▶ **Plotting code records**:
───

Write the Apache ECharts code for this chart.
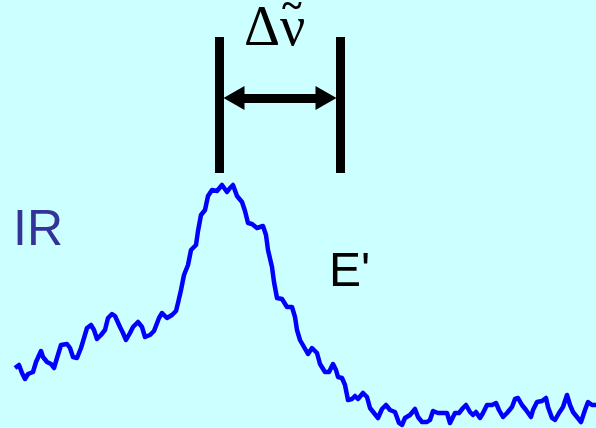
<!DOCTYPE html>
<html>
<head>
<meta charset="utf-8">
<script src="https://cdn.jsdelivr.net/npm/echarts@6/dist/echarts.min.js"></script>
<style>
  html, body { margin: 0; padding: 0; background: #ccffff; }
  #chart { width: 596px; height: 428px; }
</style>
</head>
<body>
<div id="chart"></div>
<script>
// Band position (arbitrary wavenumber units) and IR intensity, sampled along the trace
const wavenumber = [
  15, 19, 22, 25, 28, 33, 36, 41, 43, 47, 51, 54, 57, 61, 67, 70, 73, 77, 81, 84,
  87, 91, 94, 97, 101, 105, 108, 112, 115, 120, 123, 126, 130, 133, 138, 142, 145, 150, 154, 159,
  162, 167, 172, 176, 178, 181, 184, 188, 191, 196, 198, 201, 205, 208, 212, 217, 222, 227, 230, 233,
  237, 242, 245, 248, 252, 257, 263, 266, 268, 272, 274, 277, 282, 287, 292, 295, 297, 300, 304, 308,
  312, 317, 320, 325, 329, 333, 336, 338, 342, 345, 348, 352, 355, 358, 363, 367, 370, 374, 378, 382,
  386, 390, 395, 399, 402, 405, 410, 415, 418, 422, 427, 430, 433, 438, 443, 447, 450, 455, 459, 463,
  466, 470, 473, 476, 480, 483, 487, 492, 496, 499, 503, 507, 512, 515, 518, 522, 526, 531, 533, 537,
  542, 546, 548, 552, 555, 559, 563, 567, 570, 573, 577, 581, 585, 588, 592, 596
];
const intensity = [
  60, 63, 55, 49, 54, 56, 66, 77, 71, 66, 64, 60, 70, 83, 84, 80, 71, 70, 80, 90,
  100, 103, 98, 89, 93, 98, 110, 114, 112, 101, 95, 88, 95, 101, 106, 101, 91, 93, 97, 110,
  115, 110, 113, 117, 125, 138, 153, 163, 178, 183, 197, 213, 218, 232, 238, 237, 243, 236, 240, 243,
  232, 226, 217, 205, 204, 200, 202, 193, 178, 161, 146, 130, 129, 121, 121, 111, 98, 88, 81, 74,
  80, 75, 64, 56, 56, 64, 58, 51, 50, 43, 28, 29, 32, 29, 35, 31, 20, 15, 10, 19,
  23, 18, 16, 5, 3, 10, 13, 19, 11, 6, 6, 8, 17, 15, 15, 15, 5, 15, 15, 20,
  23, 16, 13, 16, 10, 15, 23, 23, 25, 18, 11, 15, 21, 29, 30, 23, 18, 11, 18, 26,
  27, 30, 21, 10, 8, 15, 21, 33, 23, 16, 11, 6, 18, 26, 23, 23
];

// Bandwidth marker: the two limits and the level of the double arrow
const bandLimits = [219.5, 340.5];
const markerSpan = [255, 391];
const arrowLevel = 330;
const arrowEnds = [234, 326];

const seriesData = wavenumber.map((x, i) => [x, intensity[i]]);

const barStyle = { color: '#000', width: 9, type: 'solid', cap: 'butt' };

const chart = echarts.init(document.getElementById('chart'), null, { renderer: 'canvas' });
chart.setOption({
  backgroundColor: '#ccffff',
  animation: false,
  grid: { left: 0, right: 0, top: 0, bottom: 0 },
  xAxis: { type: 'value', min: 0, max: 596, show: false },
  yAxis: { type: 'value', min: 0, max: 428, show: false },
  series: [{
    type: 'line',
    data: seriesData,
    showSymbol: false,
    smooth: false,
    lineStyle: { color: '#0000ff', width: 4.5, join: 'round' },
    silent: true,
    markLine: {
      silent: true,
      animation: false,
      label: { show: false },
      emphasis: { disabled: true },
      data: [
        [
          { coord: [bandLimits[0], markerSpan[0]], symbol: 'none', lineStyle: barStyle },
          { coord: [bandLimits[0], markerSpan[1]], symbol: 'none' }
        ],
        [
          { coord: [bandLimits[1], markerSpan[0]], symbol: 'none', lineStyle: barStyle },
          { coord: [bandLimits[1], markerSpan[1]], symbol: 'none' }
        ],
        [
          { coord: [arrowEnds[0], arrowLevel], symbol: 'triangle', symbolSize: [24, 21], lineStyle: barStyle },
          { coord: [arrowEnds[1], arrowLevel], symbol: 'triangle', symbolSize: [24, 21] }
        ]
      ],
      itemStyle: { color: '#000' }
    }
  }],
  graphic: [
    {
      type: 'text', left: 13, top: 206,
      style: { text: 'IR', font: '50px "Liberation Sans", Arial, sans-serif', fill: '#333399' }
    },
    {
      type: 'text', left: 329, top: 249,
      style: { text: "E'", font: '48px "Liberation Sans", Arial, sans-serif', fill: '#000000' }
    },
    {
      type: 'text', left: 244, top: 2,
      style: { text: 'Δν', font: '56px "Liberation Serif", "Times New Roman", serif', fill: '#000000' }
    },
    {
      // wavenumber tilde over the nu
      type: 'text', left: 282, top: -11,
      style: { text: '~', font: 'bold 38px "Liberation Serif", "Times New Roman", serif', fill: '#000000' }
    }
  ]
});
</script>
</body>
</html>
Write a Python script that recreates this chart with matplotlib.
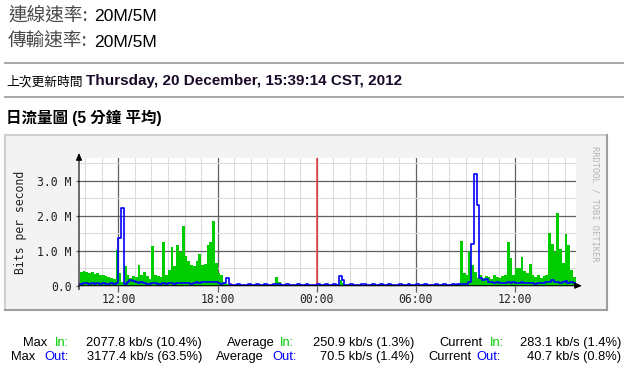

───

▶ **Goal**: Extract all the data above exactly, excluding every picture.

▶ **Finished task**:
Write the Apache ECharts code for this chart.
<!DOCTYPE html>
<html>
<head>
<meta charset="utf-8">
<script src="https://cdn.jsdelivr.net/npm/echarts@6/dist/echarts.min.js"></script>
<style>
  html, body { margin: 0; padding: 0; background: #ccffff; }
  #chart { width: 596px; height: 428px; }
</style>
</head>
<body>
<div id="chart"></div>
<script>
// Band position (arbitrary wavenumber units) and IR intensity, sampled along the trace
const wavenumber = [
  15, 19, 22, 25, 28, 33, 36, 41, 43, 47, 51, 54, 57, 61, 67, 70, 73, 77, 81, 84,
  87, 91, 94, 97, 101, 105, 108, 112, 115, 120, 123, 126, 130, 133, 138, 142, 145, 150, 154, 159,
  162, 167, 172, 176, 178, 181, 184, 188, 191, 196, 198, 201, 205, 208, 212, 217, 222, 227, 230, 233,
  237, 242, 245, 248, 252, 257, 263, 266, 268, 272, 274, 277, 282, 287, 292, 295, 297, 300, 304, 308,
  312, 317, 320, 325, 329, 333, 336, 338, 342, 345, 348, 352, 355, 358, 363, 367, 370, 374, 378, 382,
  386, 390, 395, 399, 402, 405, 410, 415, 418, 422, 427, 430, 433, 438, 443, 447, 450, 455, 459, 463,
  466, 470, 473, 476, 480, 483, 487, 492, 496, 499, 503, 507, 512, 515, 518, 522, 526, 531, 533, 537,
  542, 546, 548, 552, 555, 559, 563, 567, 570, 573, 577, 581, 585, 588, 592, 596
];
const intensity = [
  60, 63, 55, 49, 54, 56, 66, 77, 71, 66, 64, 60, 70, 83, 84, 80, 71, 70, 80, 90,
  100, 103, 98, 89, 93, 98, 110, 114, 112, 101, 95, 88, 95, 101, 106, 101, 91, 93, 97, 110,
  115, 110, 113, 117, 125, 138, 153, 163, 178, 183, 197, 213, 218, 232, 238, 237, 243, 236, 240, 243,
  232, 226, 217, 205, 204, 200, 202, 193, 178, 161, 146, 130, 129, 121, 121, 111, 98, 88, 81, 74,
  80, 75, 64, 56, 56, 64, 58, 51, 50, 43, 28, 29, 32, 29, 35, 31, 20, 15, 10, 19,
  23, 18, 16, 5, 3, 10, 13, 19, 11, 6, 6, 8, 17, 15, 15, 15, 5, 15, 15, 20,
  23, 16, 13, 16, 10, 15, 23, 23, 25, 18, 11, 15, 21, 29, 30, 23, 18, 11, 18, 26,
  27, 30, 21, 10, 8, 15, 21, 33, 23, 16, 11, 6, 18, 26, 23, 23
];

// Bandwidth marker: the two limits and the level of the double arrow
const bandLimits = [219.5, 340.5];
const markerSpan = [255, 391];
const arrowLevel = 330;
const arrowEnds = [234, 326];

const seriesData = wavenumber.map((x, i) => [x, intensity[i]]);

const barStyle = { color: '#000', width: 9, type: 'solid', cap: 'butt' };

const chart = echarts.init(document.getElementById('chart'), null, { renderer: 'canvas' });
chart.setOption({
  backgroundColor: '#ccffff',
  animation: false,
  grid: { left: 0, right: 0, top: 0, bottom: 0 },
  xAxis: { type: 'value', min: 0, max: 596, show: false },
  yAxis: { type: 'value', min: 0, max: 428, show: false },
  series: [{
    type: 'line',
    data: seriesData,
    showSymbol: false,
    smooth: false,
    lineStyle: { color: '#0000ff', width: 4.5, join: 'round' },
    silent: true,
    markLine: {
      silent: true,
      animation: false,
      label: { show: false },
      emphasis: { disabled: true },
      data: [
        [
          { coord: [bandLimits[0], markerSpan[0]], symbol: 'none', lineStyle: barStyle },
          { coord: [bandLimits[0], markerSpan[1]], symbol: 'none' }
        ],
        [
          { coord: [bandLimits[1], markerSpan[0]], symbol: 'none', lineStyle: barStyle },
          { coord: [bandLimits[1], markerSpan[1]], symbol: 'none' }
        ],
        [
          { coord: [arrowEnds[0], arrowLevel], symbol: 'triangle', symbolSize: [24, 21], lineStyle: barStyle },
          { coord: [arrowEnds[1], arrowLevel], symbol: 'triangle', symbolSize: [24, 21] }
        ]
      ],
      itemStyle: { color: '#000' }
    }
  }],
  graphic: [
    {
      type: 'text', left: 13, top: 206,
      style: { text: 'IR', font: '50px "Liberation Sans", Arial, sans-serif', fill: '#333399' }
    },
    {
      type: 'text', left: 329, top: 249,
      style: { text: "E'", font: '48px "Liberation Sans", Arial, sans-serif', fill: '#000000' }
    },
    {
      type: 'text', left: 244, top: 2,
      style: { text: 'Δν', font: '56px "Liberation Serif", "Times New Roman", serif', fill: '#000000' }
    },
    {
      // wavenumber tilde over the nu
      type: 'text', left: 282, top: -11,
      style: { text: '~', font: 'bold 38px "Liberation Serif", "Times New Roman", serif', fill: '#000000' }
    }
  ]
});
</script>
</body>
</html>
Write a Python script that recreates this chart with matplotlib.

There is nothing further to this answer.